Sunday, January 27, 2008

Calm and sensible

This post over at Balloon Juice is a very calm and sensible explanation of why Obama is a better choice in the Democratic primary. It mirrors my thinking in a lot of ways (though more eloquently).
It's actually not because there is much of a real problem with Hillary Clinton. I've said it before- my reasons for supporting Obama over Clinton are not entirely fair. They involve the fact that this election carries so much weight and I fear putting up a candidate with such high out-of-the-gate negatives. There is a significant portion of the electorate who simply will not ever vote for Hillary Clinton (yes, because they are ignorant troglodytes, but this country is home to many ignorant, voting, troglodytes). I've said it before, I'll say it again: If Clinton wins the primary, I will vote for her in the general. The most important factor for me is the Supreme Court and the lower federal courts. The next president is likely to get more than Bush's two nominees to the Supreme Court, and they are not likely to be because of retirements on the right. And the federal district courts and courts of appeal always give a president a big opportunity for a lasting impact. So regardless of who the Democratic Party nominates, I'll vote for that candidate. But for many unfair reasons, I hope it's not Clinton.
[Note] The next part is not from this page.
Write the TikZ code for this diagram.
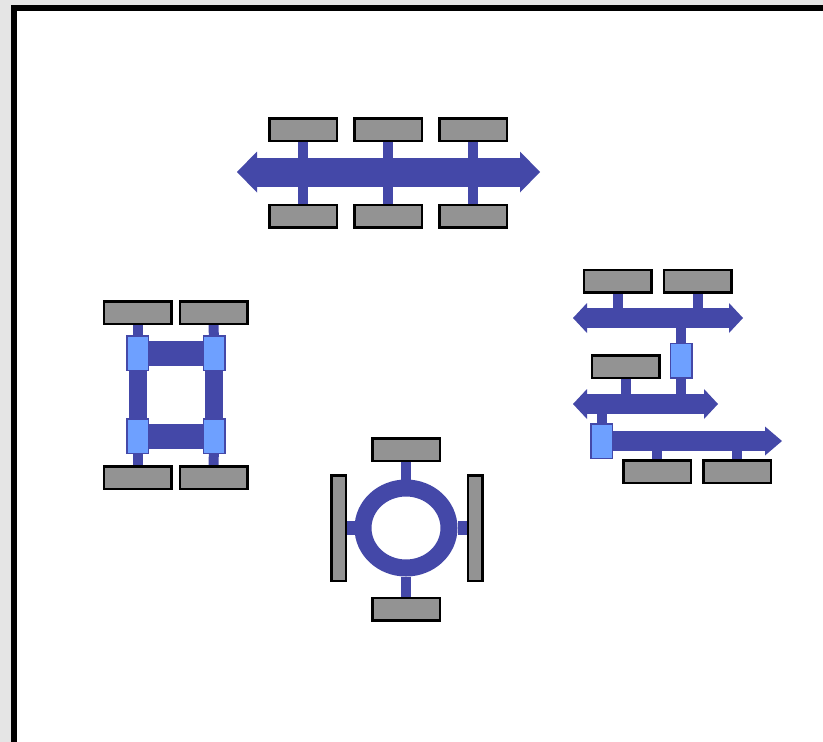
\documentclass[tikz,border=0pt]{standalone}
\usepackage{tikz}
\usetikzlibrary{arrows.meta,shapes.geometric,positioning,calc}
\usepackage{xcolor}
\definecolor{busblue}{RGB}{68,72,168}
\definecolor{bridgeblue}{RGB}{110,160,255}
\definecolor{boxgray}{RGB}{147,147,147}
\definecolor{papergray}{RGB}{229,229,229}
\pgfdeclarelayer{paper}
\pgfdeclarelayer{wires}
\pgfsetlayers{paper,wires,main}

\begin{document}
\begin{tikzpicture}[
  x=1pt, y=-1pt,
  box/.style={rectangle, draw=black, fill=boxgray, line width=2.5pt,
              minimum width=67.5pt, minimum height=22.5pt, inner sep=0pt},
  sidebox/.style={box, minimum width=14.5pt, minimum height=105.5pt},
  bridge/.style={rectangle, draw=busblue, fill=bridgeblue, line width=1.5pt,
                 minimum width=21.5pt, minimum height=34.5pt, inner sep=0pt},
  stub/.style={draw=busblue, line width=10pt},
  bigbus/.style={draw=busblue, line width=29pt,
     {Triangle[length=20pt,width=41pt,line width=0pt]}-{Triangle[length=20pt,width=41pt,line width=0pt]}},
  bus/.style={draw=busblue, line width=20pt,
     {Triangle[length=14pt,width=30pt,line width=0pt]}-{Triangle[length=14pt,width=30pt,line width=0pt]}},
  ring/.style={ellipse, draw=busblue, line width=17pt,
               minimum width=86pt, minimum height=80pt, inner sep=0pt},
]
\useasboundingbox (0,0) rectangle (823,742);
\begin{pgfonlayer}{paper}
  \fill[papergray] (0,0) rectangle (823,742);
  \draw[line width=6pt, fill=white] (14,8) rectangle (829,745);
\end{pgfonlayer}

% Linear bus with six stations
\coordinate (busL) at (237,172);
\coordinate (busR) at (540,172);
\foreach \i/\x in {1/303,2/388,3/473}{
  \node[box] (t\i) at (\x,129.5) {};
  \node[box] (u\i) at (\x,216) {};
}
\begin{pgfonlayer}{wires}
  \draw[bigbus] (busL) -- (busR);
  \foreach \i in {1,2,3}{
    \draw[stub] (t\i) -- (u\i);
  }
\end{pgfonlayer}

% Square of bridges
\node[box] (g1) at (137.5,312.5) {};
\node[box] (g2) at (213.5,312.5) {};
\node[box] (g3) at (137.5,477.5) {};
\node[box] (g4) at (213.5,477.5) {};
\node[bridge] (s1) at (137.5,353) {};
\node[bridge] (s2) at (214,353) {};
\node[bridge] (s3) at (137.5,436) {};
\node[bridge] (s4) at (214,436) {};
\begin{pgfonlayer}{wires}
  \draw[stub] (g1) -- (s1);
  \draw[stub] (g2) -- (s2);
  \draw[stub] (g3) -- (s3);
  \draw[stub] (g4) -- (s4);
  \draw[busblue, line width=25pt] (s1) -- (s2);
  \draw[busblue, line width=25pt] (s3) -- (s4);
  \draw[busblue, line width=18pt] (s1) -- (s3);
  \draw[busblue, line width=18pt] (s2) -- (s4);
\end{pgfonlayer}

% Ring with four stations
\node[ring] (ring) at (406,528) {};
\node[box] (rt) at (406,449.5) {};
\node[box] (rb) at (406,609) {};
\node[sidebox] (rl) at (338.5,528) {};
\node[sidebox] (rr) at (475,528) {};
\begin{pgfonlayer}{wires}
  \draw[stub] (rt) -- (ring.north);
  \draw[stub] (rb) -- (ring.south);
  \draw[stub, line width=14pt] (rl) -- (ring.west);
  \draw[stub, line width=14pt] (rr) -- (ring.east);
\end{pgfonlayer}

% Bridged buses
\coordinate (aL) at (573,318);
\coordinate (aR) at (743,318);
\coordinate (bL) at (573,404);
\coordinate (bR) at (718,404);
\coordinate (cR) at (782,441);
\node[box] (q1) at (617.5,281) {};
\node[box] (q2) at (697.5,281) {};
\node[box] (q3) at (625.5,366.5) {};
\node[box] (q4) at (657,471.5) {};
\node[box] (q5) at (737,471.5) {};
\node[bridge] (p1) at (681,360.5) {};
\node[bridge] (p2) at (601.5,441) {};
\begin{pgfonlayer}{wires}
  \draw[bus] (aL) -- (aR);
  \draw[bus] (bL) -- (bR);
  \draw[bus, -{Triangle[length=17pt,width=29pt,line width=0pt]}] (p2) -- (cR);
  \draw[stub] (q1) -- (q1 |- aL);
  \draw[stub] (q2) -- (q2 |- aL);
  \draw[stub] (p1 |- aL) -- (p1 |- bL);
  \draw[stub] (q3) -- (q3 |- bL);
  \draw[stub] (p2 |- bL) -- (p2);
  \draw[stub] (q4) -- (q4 |- cR);
  \draw[stub] (q5) -- (q5 |- cR);
\end{pgfonlayer}
\end{tikzpicture}
\end{document}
Moreover, the further we go on, some quite fair reasons not to prefer Clinton become more glaring. The move by the Clinton campaign to try to get the Florida and Michigan delegates seated is shady as hell. And for all of the people mouthing some variation on the theme of "Obama supporters should just shut up about the Clintons being too rough-it's not as if he's going to get a free pass from the Republicans in the general," ? Shut up. Seriously. Just shut up. A team practices hard so it's ready for the other team on game day, but they don't hit their own teammates with everything they have.* Reagan's eleventh commandment couldn't work for the Democrats and isn't something I'm comfortable with as a rule, tending to think sunlight really is a good disinfectant (and in a party that put up Joe Lieberman for vice president, speaking ill of Democrats-excuse me- "Democrats" is sometimes downright required). But basic "don't change the rules in the middle of the game," civility is something I expect in the primary.
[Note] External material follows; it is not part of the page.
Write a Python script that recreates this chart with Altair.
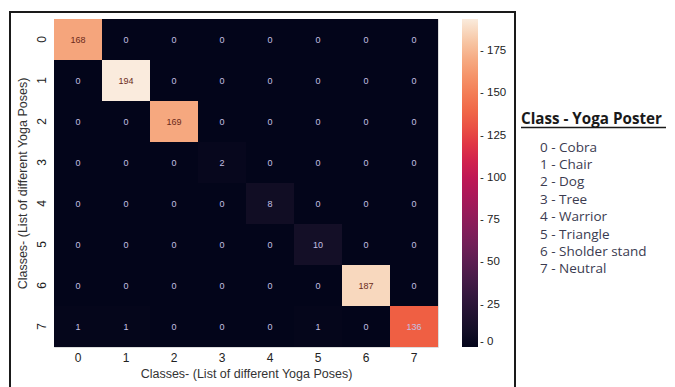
import altair as alt
import pandas as pd

classes = ["0", "1", "2", "3", "4", "5", "6", "7"]
matrix = [
    [168, 0, 0, 0, 0, 0, 0, 0],
    [0, 194, 0, 0, 0, 0, 0, 0],
    [0, 0, 169, 0, 0, 0, 0, 0],
    [0, 0, 0, 2, 0, 0, 0, 0],
    [0, 0, 0, 0, 8, 0, 0, 0],
    [0, 0, 0, 0, 0, 10, 0, 0],
    [0, 0, 0, 0, 0, 0, 187, 0],
    [1, 1, 0, 0, 0, 1, 0, 136],
]
pose_names = ["Cobra", "Chair", "Dog", "Tree", "Warrior", "Triangle", "Sholder stand", "Neutral"]
colorbar_ticks = [0, 25, 50, 75, 100, 125, 150, 175]
legend_title = "Class - Yoga Poster"
axis_title = "Classes- (List of different Yoga Poses)"

rocket = ["#03051A", "#221331", "#451C47", "#6C1F56", "#931C5A", "#B91657",
          "#DC2B46", "#EF5F43", "#F4875E", "#F6B48E", "#FAEBDD"]

rows = []
for i, r in enumerate(matrix):
    for j, v in enumerate(r):
        rows.append({"true": classes[i], "pred": classes[j], "value": v})
df = pd.DataFrame(rows)
one = pd.DataFrame({"k": [0]})

W, H = 384, 328

common_axis = dict(ticks=False, domain=False, grid=False,
                   labelFontSize=12, titleFontSize=12.5, titleFontWeight="normal",
                   labelColor="#222222", titleColor="#333333",
                   labelFont="Liberation Sans", titleFont="Liberation Sans")

x_enc = alt.X("pred:O", sort=classes, title=axis_title,
              scale=alt.Scale(paddingInner=0, paddingOuter=0),
              axis=alt.Axis(labelAngle=0, labelPadding=5, titlePadding=4, **common_axis))
y_enc = alt.Y("true:O", sort=classes, title=axis_title,
              scale=alt.Scale(paddingInner=0, paddingOuter=0),
              axis=alt.Axis(labelAngle=270, labelPadding=6, titlePadding=6, **common_axis))

heat = alt.Chart(df).mark_rect().encode(
    x=x_enc,
    y=y_enc,
    color=alt.Color("value:Q",
                    scale=alt.Scale(domain=[0, 194], range=rocket),
                    legend=alt.Legend(title=None, orient="none", legendX=408, legendY=0,
                                      direction="vertical", gradientLength=H,
                                      gradientThickness=16, gradientStrokeWidth=0,
                                      values=colorbar_ticks, labelFontSize=11.5,
                                      labelFont="Liberation Sans", labelColor="#222222",
                                      labelOffset=2, labelExpr="'- ' + datum.label")),
)

labels = alt.Chart(df).mark_text(fontSize=9, font="Liberation Sans").encode(
    x=alt.X("pred:O", sort=classes),
    y=alt.Y("true:O", sort=classes),
    text=alt.Text("value:Q"),
    color=alt.condition(alt.datum.value > 150, alt.value("#6b2a1a"), alt.value("#c4c0e4")),
)

frame = alt.Chart(one).mark_rect(fillOpacity=0, stroke="#1a1a1a", strokeWidth=2).encode(
    x=alt.value(-44), x2=alt.value(461), y=alt.value(-7), y2=alt.value(420)
)

title_txt = alt.Chart(one).mark_text(align="left", baseline="alphabetic", font="Open Sans",
                                    fontSize=15.2, fontWeight="bold", color="#1a1a1a").encode(
    x=alt.value(467), y=alt.value(105), text=alt.value(legend_title)
)
underline = alt.Chart(one).mark_rule(color="#1a1a1a", strokeWidth=1.5).encode(
    x=alt.value(467), x2=alt.value(612), y=alt.value(108.5)
)
items_txt = alt.Chart(one).mark_text(align="left", baseline="alphabetic", font="Open Sans",
                                    fontSize=13.5, color="#3b3b50", lineBreak="\n",
                                    lineHeight=17.4).encode(
    x=alt.value(486), y=alt.value(132.5),
    text=alt.value("\n".join(f"{c} - {n}" for c, n in zip(classes, pose_names)))
)

chart = alt.layer(heat, labels, frame, title_txt, underline, items_txt).properties(
    width=W, height=H,
    autosize=alt.AutoSizeParams(type="none"),
    padding={"left": 46, "top": 11, "right": 229, "bottom": 40},
).configure_view(strokeWidth=0).configure(background="white")

chart.save("out.html", embed_options={"renderer": "svg", "actions": False})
The best bit from the Balloon Juice post is this:
But that’s small beans next to the constitutional mess that the Bush legacy will leave for President 44. It’s baggage, a giant bellhop-slaying pile of it, with David Addington’s initials stenciled on the side. The next president should burn it, scatter the ashes and choose judges based on how emphatically they will overturn every aspect of Addington’s totalitarian agenda. Or she could pick up the bags on her way in. It’s a lot of power. If she felt like it the next President could record the phone and email of every critic, Republican and potential Islamic terrorist without the NSA breaking a sweat. I don’t like living in a country where a spineless boy king with machiavellian advisors has that freedom and I don’t look forward to a Democrat having it either.
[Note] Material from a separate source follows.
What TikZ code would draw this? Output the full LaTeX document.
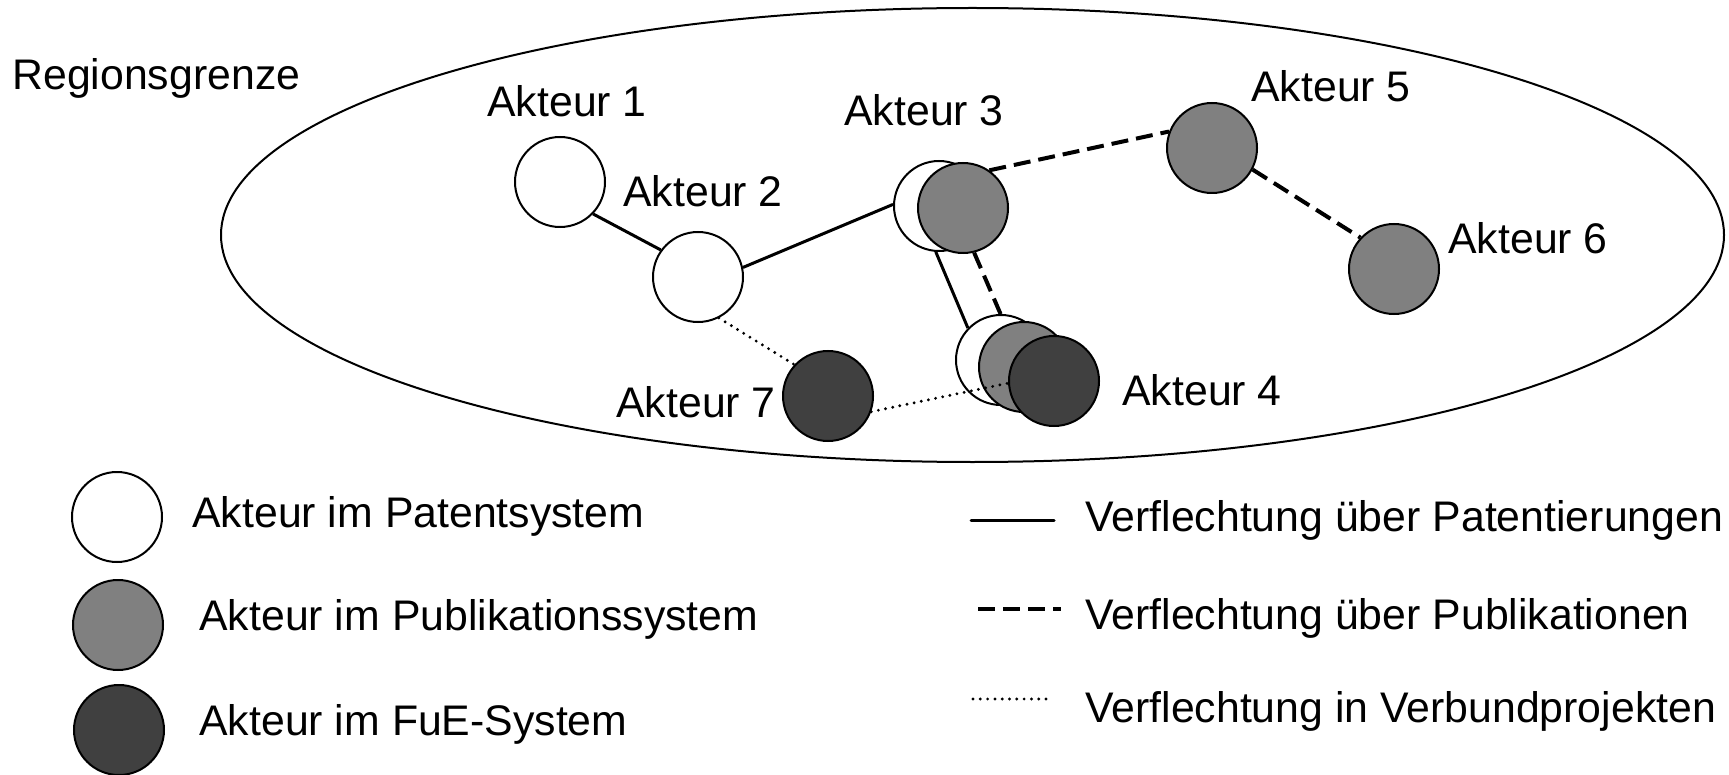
\documentclass[tikz,border=0pt]{standalone}
\usepackage{fontspec}
\setmainfont{Liberation Sans}
\usetikzlibrary{backgrounds}

\definecolor{publgray}{HTML}{808080}
\definecolor{fuegray}{HTML}{404040}

\begin{document}
\begin{tikzpicture}[x=0.5pt,y=-0.5pt,
    akteur/.style={circle,draw,line width=1pt,minimum size=45pt,inner sep=0pt},
    patent/.style={akteur,fill=white},
    publ/.style={akteur,fill=publgray},
    fue/.style={akteur,fill=fuegray},
    lbl/.style={anchor=base west,inner sep=0pt,font=\fontsize{21.4}{25}\selectfont},
    verfpat/.style={line width=1.5pt},
    verfpub/.style={line width=2pt,dash pattern=on 8.5pt off 4pt},
    verfverb/.style={line width=1.6pt,line cap=round,dash pattern=on 0pt off 3.65pt}]
  \useasboundingbox (0,0) rectangle (1729,775);

  % region
  \draw[line width=1pt] (972.5,235) ellipse [x radius=751.5,y radius=227];
  \node[lbl] (region) at (12,90) {Regionsgrenze};

  % actors
  \node[patent] (a1) at (560,182) {};
  \node[patent] (a2) at (698,277) {};
  \node[patent] (w3) at (939,206) {};
  \node[publ]   (g3) at (963,208) {};
  \node[publ]   (a5) at (1212,148) {};
  \node[publ]   (a6) at (1394,269) {};
  \node[patent] (w4) at (1001,360) {};
  \node[publ]   (g4) at (1024,367) {};
  \node[fue]    (d7) at (828,396) {};

  \begin{pgfonlayer}{background}
    \draw[verfpat] (a1.-44) -- (a2.144);
    \draw[verfpat] (a2.12) -- (w3.178);
    \draw[verfpat] (w3.266) -- (w4.136);
    \draw[verfpub] (g3.55) -- (a5.159);
    \draw[verfpub] (a5.-28) -- (a6.137);
    \draw[verfpub] (g3.284) -- (g4.114);
    \draw[verfverb] (a2.-63) -- (d7.137);
  \end{pgfonlayer}
  \draw[verfverb] (d7.-20) -- (1009,383);
  \node[fue]    (d4) at (1054,381) {};

  \node[lbl] (l1) at (487,117) {Akteur 1};
  \node[lbl] (l2) at (623,207) {Akteur 2};
  \node[lbl] (l3) at (844,126) {Akteur 3};
  \node[lbl] (l4) at (1122,405) {Akteur 4};
  \node[lbl] (l5) at (1251,102) {Akteur 5};
  \node[lbl] (l6) at (1448,254) {Akteur 6};
  \node[lbl] (l7) at (616,417) {Akteur 7};

  % legend
  \node[patent] (kpat) at (117,517) {};
  \node[publ]   (kpub) at (118,625) {};
  \node[fue]    (kfue) at (119,730) {};
  \node[lbl] at (192,527) {Akteur im Patentsystem};
  \node[lbl] at (199,630) {Akteur im Publikationssystem};
  \node[lbl] at (199,735) {Akteur im FuE-System};

  \draw[verfpat,line cap=round] (971,520) -- (1054,520);
  \draw[verfpub] (978,609) -- (1061,609);
  \draw[verfverb] (973,699) -- (1053,699);
  \node[lbl] at (1085,531) {Verflechtung über Patentierungen};
  \node[lbl] at (1085,629) {Verflechtung über Publikationen};
  \node[lbl] at (1085,722) {Verflechtung in Verbundprojekten};
\end{tikzpicture}
\end{document}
And that's just it. I have real problems with what the Presidency has become over the last seven years. The problem I have stems not just from the fact that it has been warped and twisted and enlarged in the hands of a malevolent clown troop, but also from the fact that this version of the presidency is simply bad for our country. The executive being as powerful and as unsupervised as is has over the last two terms is simply a bad idea-that's why it's taken such a brazen re-imagining of constitutional principles to achieve.
I have a native suspicion that Obama would be less likely than Clinton to grasp and abuse this new set of executive superpowers, but the bare-knuckled, expedience-is-king nature of the Clinton campaign over the last few weeks makes me fear her abuse of that new power more than I ever did before. Maybe Obama would abuse it the same way, but at least he's shown some restraint in the primary, so I'm left with the impression that the odds of him wielding the unitary executive as a Democratic Bush are low.

Fair? Unfair? A mix? I don' t know. But the bottom line is that the Clinton campaign makes me very nervous. Do with that what you will.



*Can you tell sports metaphors are not my strong suit?